* START *
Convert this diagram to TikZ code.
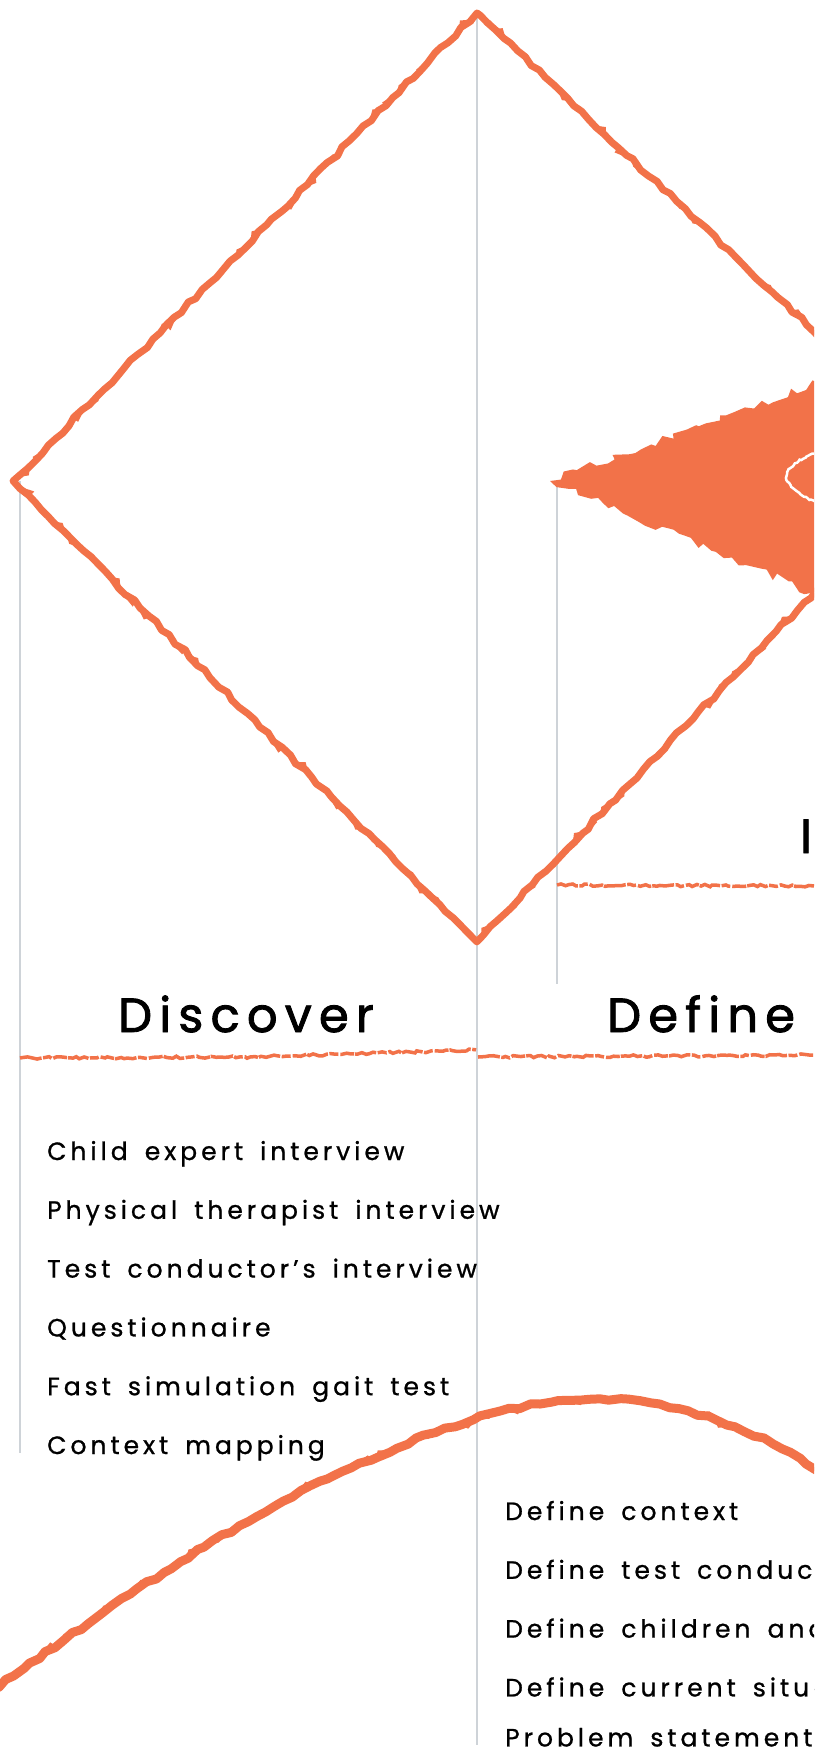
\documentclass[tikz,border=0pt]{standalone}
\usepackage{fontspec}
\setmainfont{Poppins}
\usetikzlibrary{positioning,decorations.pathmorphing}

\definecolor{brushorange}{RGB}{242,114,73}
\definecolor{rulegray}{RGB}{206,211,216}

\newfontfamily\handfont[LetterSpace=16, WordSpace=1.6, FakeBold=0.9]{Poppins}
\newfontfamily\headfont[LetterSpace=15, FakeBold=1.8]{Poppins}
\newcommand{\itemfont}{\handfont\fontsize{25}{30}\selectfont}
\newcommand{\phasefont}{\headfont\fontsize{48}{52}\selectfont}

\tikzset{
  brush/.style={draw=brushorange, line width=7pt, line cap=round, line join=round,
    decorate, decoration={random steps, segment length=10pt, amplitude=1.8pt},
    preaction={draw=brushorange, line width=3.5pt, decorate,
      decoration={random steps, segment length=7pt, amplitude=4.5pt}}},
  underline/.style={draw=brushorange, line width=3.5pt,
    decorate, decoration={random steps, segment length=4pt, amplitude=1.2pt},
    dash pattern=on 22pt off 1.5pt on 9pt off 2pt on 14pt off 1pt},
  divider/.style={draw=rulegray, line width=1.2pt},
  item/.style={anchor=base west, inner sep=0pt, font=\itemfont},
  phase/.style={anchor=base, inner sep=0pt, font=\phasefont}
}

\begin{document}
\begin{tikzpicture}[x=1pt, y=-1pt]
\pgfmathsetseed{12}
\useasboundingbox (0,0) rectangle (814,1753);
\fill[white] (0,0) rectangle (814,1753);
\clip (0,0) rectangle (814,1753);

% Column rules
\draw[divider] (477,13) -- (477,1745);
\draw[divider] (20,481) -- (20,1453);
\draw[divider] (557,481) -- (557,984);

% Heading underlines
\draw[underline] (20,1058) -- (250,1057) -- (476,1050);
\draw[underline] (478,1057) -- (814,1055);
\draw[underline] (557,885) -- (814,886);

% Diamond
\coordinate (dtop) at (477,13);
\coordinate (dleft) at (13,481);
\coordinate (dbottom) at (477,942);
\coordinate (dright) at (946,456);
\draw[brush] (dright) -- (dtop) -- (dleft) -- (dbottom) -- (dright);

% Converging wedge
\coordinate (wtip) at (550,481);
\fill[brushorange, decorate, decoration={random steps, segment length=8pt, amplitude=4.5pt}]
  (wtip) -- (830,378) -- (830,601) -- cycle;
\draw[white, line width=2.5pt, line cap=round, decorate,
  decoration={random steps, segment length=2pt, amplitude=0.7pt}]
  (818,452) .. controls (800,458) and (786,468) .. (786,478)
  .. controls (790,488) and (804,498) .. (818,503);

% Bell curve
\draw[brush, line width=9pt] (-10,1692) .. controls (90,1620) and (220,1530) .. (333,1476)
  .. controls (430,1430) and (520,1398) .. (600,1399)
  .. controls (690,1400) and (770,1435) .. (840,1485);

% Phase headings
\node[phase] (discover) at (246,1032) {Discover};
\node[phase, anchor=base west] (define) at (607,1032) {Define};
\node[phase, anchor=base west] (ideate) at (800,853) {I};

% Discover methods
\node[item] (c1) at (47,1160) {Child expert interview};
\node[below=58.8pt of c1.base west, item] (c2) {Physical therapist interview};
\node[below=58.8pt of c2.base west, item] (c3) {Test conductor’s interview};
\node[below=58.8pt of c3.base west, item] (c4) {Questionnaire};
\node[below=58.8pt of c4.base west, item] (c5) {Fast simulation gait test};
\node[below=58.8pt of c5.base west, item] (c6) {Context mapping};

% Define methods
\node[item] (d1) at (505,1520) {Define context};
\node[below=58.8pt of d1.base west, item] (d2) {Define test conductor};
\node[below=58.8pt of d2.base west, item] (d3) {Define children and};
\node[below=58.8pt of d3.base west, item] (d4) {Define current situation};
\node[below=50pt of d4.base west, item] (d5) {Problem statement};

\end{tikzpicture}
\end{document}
* END *
Leave out the pictures. Transcribe only the lines above, from the first through the one that contains "(dbottom) -- (dright);".

Convert this diagram to TikZ code.
\documentclass[tikz,border=0pt]{standalone}
\usepackage{fontspec}
\setmainfont{Poppins}
\usetikzlibrary{positioning,decorations.pathmorphing}

\definecolor{brushorange}{RGB}{242,114,73}
\definecolor{rulegray}{RGB}{206,211,216}

\newfontfamily\handfont[LetterSpace=16, WordSpace=1.6, FakeBold=0.9]{Poppins}
\newfontfamily\headfont[LetterSpace=15, FakeBold=1.8]{Poppins}
\newcommand{\itemfont}{\handfont\fontsize{25}{30}\selectfont}
\newcommand{\phasefont}{\headfont\fontsize{48}{52}\selectfont}

\tikzset{
  brush/.style={draw=brushorange, line width=7pt, line cap=round, line join=round,
    decorate, decoration={random steps, segment length=10pt, amplitude=1.8pt},
    preaction={draw=brushorange, line width=3.5pt, decorate,
      decoration={random steps, segment length=7pt, amplitude=4.5pt}}},
  underline/.style={draw=brushorange, line width=3.5pt,
    decorate, decoration={random steps, segment length=4pt, amplitude=1.2pt},
    dash pattern=on 22pt off 1.5pt on 9pt off 2pt on 14pt off 1pt},
  divider/.style={draw=rulegray, line width=1.2pt},
  item/.style={anchor=base west, inner sep=0pt, font=\itemfont},
  phase/.style={anchor=base, inner sep=0pt, font=\phasefont}
}

\begin{document}
\begin{tikzpicture}[x=1pt, y=-1pt]
\pgfmathsetseed{12}
\useasboundingbox (0,0) rectangle (814,1753);
\fill[white] (0,0) rectangle (814,1753);
\clip (0,0) rectangle (814,1753);

% Column rules
\draw[divider] (477,13) -- (477,1745);
\draw[divider] (20,481) -- (20,1453);
\draw[divider] (557,481) -- (557,984);

% Heading underlines
\draw[underline] (20,1058) -- (250,1057) -- (476,1050);
\draw[underline] (478,1057) -- (814,1055);
\draw[underline] (557,885) -- (814,886);

% Diamond
\coordinate (dtop) at (477,13);
\coordinate (dleft) at (13,481);
\coordinate (dbottom) at (477,942);
\coordinate (dright) at (946,456);
\draw[brush] (dright) -- (dtop) -- (dleft) -- (dbottom) -- (dright);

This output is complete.